**Work instructions:** Look at the data below and print exactly the lines from its first line through the line with "fig = plt.figure(figsize=(3.97, 3.97), dpi=100)"; the pictures stay out of the copy.

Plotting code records
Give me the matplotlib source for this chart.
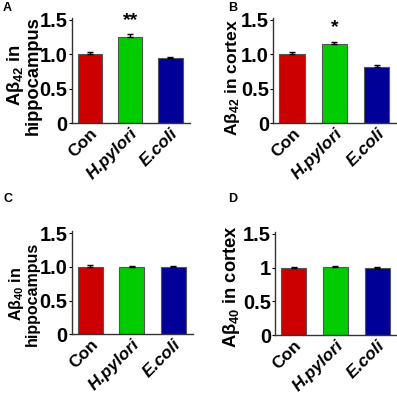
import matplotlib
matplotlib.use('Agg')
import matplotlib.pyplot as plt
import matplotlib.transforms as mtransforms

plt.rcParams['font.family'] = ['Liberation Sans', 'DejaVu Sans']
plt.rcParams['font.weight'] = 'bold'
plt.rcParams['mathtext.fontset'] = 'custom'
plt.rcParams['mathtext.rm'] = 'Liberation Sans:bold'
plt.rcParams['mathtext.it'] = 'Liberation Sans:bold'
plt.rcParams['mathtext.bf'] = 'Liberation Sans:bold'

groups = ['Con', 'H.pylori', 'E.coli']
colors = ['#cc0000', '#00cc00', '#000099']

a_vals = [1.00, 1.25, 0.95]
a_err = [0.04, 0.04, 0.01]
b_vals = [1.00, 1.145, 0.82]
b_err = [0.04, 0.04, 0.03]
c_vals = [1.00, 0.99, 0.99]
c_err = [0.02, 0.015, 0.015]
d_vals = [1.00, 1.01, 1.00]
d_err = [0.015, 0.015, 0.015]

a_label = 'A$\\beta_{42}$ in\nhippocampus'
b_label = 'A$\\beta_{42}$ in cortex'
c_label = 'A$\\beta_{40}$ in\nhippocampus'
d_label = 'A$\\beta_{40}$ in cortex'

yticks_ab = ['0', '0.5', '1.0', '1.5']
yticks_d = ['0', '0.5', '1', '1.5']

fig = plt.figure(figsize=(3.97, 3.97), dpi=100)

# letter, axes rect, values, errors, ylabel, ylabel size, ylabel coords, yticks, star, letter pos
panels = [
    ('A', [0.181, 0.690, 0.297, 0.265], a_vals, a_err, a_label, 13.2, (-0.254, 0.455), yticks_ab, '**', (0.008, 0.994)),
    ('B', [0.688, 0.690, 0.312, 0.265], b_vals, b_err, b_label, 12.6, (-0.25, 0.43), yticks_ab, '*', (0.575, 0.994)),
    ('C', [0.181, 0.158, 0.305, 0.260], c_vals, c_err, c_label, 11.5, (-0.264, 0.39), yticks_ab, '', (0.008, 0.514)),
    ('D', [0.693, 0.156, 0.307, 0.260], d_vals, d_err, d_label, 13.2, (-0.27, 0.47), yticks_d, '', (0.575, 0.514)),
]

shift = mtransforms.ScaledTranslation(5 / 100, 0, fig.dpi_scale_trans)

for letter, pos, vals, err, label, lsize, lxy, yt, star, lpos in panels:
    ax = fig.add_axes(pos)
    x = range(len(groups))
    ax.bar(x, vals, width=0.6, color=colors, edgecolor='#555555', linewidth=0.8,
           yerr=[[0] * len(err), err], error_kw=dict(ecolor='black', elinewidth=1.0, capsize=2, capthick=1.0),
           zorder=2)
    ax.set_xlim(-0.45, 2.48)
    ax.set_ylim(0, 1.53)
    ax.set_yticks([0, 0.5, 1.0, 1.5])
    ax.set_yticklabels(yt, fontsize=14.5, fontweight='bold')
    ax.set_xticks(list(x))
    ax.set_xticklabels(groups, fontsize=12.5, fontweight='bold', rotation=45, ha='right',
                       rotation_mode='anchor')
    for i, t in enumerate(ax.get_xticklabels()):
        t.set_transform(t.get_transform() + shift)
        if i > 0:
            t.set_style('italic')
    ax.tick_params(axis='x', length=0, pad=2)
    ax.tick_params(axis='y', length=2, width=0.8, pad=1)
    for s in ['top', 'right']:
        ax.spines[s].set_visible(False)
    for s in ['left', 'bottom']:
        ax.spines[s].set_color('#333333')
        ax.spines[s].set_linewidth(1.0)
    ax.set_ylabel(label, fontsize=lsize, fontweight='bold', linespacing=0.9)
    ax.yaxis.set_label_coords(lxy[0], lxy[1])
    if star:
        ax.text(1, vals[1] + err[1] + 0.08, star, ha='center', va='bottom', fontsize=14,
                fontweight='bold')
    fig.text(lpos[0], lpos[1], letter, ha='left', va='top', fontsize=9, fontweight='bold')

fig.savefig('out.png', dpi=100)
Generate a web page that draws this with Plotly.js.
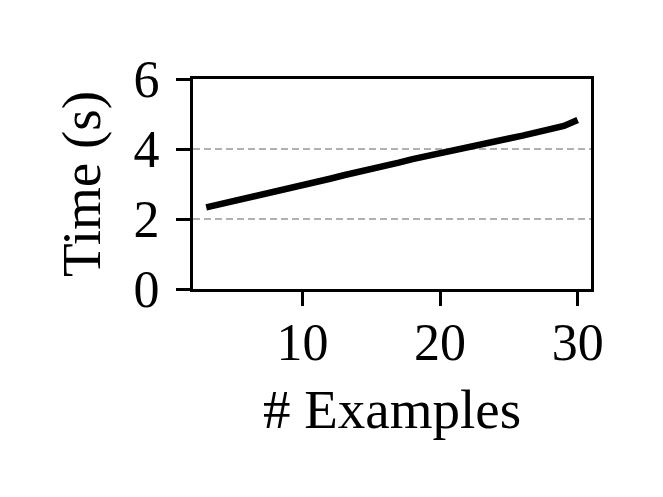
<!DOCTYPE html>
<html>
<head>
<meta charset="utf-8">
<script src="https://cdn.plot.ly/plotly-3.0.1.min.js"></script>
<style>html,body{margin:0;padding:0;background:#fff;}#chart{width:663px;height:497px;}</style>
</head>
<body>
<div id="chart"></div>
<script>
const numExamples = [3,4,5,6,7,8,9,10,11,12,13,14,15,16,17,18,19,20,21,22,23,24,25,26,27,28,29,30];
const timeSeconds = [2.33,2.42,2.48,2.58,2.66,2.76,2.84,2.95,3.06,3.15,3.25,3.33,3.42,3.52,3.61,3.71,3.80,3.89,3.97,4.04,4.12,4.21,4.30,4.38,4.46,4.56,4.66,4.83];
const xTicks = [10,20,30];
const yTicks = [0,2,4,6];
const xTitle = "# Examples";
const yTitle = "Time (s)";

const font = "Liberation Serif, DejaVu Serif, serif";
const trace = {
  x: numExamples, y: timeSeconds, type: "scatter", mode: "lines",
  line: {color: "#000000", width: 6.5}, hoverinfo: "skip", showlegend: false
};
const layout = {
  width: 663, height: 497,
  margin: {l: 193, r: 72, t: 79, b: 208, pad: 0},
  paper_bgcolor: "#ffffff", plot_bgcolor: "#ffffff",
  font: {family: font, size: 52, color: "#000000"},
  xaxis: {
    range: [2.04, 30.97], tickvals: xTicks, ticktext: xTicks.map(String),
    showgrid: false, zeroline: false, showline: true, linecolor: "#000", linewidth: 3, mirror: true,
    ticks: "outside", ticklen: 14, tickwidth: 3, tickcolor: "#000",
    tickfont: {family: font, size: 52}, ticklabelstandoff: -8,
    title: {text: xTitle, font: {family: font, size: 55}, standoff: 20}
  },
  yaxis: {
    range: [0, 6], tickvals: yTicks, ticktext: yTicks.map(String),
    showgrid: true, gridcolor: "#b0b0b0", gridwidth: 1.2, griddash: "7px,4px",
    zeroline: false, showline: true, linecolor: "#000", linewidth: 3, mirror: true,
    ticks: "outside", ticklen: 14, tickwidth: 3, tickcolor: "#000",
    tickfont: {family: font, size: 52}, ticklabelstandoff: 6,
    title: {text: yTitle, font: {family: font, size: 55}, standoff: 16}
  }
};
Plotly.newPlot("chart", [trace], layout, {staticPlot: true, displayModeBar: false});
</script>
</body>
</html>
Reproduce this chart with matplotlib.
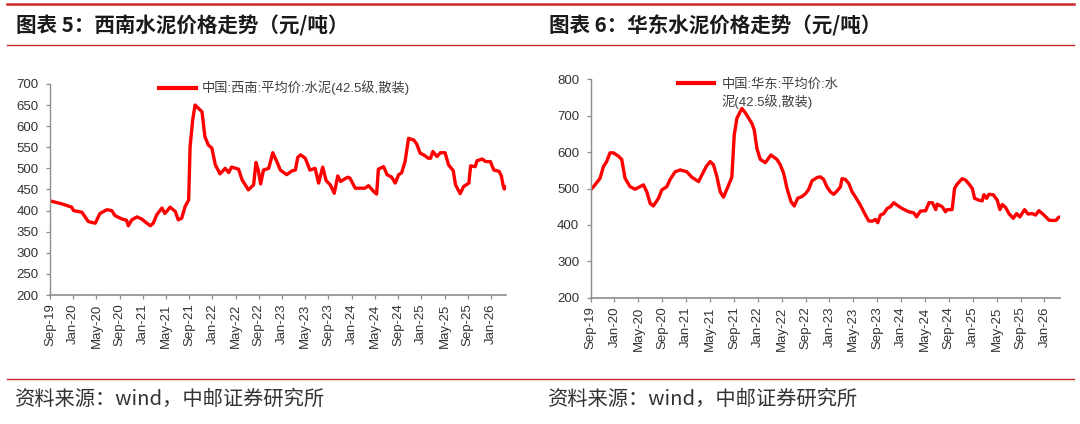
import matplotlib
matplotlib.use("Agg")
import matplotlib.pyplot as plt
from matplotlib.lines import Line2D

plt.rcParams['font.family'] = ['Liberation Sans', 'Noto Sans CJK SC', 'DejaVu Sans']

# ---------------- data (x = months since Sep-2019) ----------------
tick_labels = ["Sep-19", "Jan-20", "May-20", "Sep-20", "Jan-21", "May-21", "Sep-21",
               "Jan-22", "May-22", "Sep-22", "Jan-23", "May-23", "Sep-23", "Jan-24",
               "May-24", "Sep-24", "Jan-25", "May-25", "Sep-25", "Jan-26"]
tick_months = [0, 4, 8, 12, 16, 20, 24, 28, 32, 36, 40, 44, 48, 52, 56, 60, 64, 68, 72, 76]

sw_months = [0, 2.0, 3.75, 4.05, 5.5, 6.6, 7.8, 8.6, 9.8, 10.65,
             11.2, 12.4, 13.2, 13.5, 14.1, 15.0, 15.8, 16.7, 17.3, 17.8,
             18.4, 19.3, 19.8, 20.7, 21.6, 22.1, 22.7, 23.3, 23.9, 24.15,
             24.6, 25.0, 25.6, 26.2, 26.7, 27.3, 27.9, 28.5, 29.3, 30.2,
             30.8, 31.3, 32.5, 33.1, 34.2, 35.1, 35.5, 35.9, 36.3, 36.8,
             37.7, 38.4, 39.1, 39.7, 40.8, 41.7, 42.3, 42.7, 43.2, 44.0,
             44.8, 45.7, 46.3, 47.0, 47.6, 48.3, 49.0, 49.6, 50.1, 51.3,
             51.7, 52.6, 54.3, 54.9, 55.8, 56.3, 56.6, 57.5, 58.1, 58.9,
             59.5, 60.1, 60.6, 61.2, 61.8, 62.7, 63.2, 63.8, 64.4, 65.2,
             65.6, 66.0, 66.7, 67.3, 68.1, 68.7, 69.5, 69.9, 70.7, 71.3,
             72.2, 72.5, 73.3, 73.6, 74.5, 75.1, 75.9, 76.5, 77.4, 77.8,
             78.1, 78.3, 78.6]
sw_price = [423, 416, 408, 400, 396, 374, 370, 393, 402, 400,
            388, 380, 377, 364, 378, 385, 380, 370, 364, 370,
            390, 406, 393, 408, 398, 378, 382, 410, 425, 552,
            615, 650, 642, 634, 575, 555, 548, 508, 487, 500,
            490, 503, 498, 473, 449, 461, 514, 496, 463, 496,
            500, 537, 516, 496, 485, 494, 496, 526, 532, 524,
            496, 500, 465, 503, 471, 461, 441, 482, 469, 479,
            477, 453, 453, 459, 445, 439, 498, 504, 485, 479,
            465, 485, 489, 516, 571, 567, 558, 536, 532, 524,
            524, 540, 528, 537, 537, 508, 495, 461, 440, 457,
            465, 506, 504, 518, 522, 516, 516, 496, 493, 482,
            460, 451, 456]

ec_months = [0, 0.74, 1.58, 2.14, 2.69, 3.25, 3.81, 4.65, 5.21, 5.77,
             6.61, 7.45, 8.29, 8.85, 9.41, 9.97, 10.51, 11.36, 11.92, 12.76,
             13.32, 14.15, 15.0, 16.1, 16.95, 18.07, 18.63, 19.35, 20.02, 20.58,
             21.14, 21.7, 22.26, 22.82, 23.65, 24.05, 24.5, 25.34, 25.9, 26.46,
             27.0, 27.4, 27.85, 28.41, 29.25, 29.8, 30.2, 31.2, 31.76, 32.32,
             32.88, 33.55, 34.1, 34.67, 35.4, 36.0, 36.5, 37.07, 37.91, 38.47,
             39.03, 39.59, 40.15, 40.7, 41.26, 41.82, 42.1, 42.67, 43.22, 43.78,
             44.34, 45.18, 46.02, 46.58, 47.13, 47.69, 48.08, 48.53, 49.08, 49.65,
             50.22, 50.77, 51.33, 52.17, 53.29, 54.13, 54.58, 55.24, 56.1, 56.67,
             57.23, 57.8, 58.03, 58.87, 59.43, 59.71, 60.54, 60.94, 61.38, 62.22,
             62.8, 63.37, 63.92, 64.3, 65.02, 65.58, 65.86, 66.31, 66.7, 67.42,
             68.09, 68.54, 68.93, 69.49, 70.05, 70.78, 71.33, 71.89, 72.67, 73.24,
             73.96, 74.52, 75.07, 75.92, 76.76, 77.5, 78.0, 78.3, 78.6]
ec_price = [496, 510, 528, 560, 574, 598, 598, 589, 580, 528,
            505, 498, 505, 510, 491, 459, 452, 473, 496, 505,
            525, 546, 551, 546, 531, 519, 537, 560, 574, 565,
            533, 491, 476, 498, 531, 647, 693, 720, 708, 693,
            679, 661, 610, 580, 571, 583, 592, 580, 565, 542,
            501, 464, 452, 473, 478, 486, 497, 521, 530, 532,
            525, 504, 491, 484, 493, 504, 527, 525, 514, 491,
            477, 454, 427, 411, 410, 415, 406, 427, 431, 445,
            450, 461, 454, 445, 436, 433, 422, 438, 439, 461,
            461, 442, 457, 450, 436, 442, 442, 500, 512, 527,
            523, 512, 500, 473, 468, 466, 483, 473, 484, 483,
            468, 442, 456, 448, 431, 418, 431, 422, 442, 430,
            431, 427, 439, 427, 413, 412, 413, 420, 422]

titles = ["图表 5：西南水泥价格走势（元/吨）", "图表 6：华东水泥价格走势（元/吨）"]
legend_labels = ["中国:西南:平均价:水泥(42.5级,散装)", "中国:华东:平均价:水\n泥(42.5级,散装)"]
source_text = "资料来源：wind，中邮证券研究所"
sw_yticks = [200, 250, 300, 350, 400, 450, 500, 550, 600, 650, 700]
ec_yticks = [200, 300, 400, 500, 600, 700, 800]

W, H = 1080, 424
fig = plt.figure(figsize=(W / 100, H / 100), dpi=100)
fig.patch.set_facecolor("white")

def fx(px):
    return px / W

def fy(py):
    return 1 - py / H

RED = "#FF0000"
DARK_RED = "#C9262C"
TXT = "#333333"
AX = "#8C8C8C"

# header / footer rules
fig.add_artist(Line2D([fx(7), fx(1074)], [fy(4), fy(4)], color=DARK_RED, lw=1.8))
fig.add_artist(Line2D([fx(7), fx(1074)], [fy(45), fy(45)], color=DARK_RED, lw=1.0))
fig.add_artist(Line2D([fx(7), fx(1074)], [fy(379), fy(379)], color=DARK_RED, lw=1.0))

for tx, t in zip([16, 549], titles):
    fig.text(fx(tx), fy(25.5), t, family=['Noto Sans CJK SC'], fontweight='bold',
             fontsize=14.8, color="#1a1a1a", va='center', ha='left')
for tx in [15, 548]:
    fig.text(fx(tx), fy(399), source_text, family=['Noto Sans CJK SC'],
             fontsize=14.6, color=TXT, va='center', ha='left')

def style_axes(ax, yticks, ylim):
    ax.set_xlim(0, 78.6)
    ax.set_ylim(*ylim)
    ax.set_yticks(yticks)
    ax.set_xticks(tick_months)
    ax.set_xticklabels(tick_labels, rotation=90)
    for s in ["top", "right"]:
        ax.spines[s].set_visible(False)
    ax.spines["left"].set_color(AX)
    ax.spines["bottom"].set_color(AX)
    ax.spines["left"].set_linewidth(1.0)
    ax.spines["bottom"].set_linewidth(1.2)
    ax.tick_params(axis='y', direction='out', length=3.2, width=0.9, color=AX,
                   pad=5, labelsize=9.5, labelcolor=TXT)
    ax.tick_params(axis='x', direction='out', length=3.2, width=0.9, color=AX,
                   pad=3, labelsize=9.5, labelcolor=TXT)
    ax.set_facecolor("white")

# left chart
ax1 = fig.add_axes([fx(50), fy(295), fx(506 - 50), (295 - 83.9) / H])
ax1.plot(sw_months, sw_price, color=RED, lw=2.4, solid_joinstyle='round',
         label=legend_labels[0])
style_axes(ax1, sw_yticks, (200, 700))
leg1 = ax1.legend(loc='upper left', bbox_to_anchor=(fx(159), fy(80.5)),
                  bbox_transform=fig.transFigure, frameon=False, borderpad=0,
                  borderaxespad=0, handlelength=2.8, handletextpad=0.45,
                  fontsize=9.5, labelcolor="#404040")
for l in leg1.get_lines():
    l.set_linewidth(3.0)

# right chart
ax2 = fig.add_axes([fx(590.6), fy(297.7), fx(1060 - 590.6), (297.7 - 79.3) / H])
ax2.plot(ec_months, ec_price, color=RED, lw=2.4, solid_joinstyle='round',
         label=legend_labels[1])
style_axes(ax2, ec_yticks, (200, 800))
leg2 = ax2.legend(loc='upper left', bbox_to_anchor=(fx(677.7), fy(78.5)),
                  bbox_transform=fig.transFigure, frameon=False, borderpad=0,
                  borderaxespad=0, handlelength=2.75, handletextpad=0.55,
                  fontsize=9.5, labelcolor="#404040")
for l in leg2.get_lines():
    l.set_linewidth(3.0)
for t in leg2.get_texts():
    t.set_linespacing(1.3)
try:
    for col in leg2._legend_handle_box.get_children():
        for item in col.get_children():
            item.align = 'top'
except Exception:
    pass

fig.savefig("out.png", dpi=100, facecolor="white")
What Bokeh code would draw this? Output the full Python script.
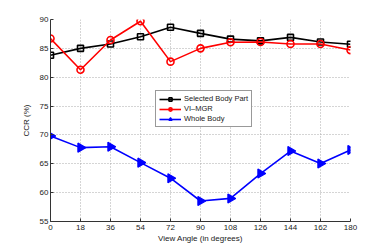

**Response to the task:**
Give me the matplotlib source for this chart.
import matplotlib
matplotlib.use('Agg')
import matplotlib.pyplot as plt
import matplotlib.transforms as mtransforms

plt.rcParams['font.family'] = ['Liberation Sans', 'DejaVu Sans']
plt.rcParams['font.weight'] = 'bold'
plt.rcParams['mathtext.fontset'] = 'custom'
plt.rcParams['mathtext.rm'] = 'Liberation Sans:bold'
plt.rcParams['mathtext.it'] = 'Liberation Sans:bold'
plt.rcParams['mathtext.bf'] = 'Liberation Sans:bold'

groups = ['Con', 'H.pylori', 'E.coli']
colors = ['#cc0000', '#00cc00', '#000099']

a_vals = [1.00, 1.25, 0.95]
a_err = [0.04, 0.04, 0.01]
b_vals = [1.00, 1.145, 0.82]
b_err = [0.04, 0.04, 0.03]
c_vals = [1.00, 0.99, 0.99]
c_err = [0.02, 0.015, 0.015]
d_vals = [1.00, 1.01, 1.00]
d_err = [0.015, 0.015, 0.015]

a_label = 'A$\\beta_{42}$ in\nhippocampus'
b_label = 'A$\\beta_{42}$ in cortex'
c_label = 'A$\\beta_{40}$ in\nhippocampus'
d_label = 'A$\\beta_{40}$ in cortex'

yticks_ab = ['0', '0.5', '1.0', '1.5']
yticks_d = ['0', '0.5', '1', '1.5']

fig = plt.figure(figsize=(3.97, 3.97), dpi=100)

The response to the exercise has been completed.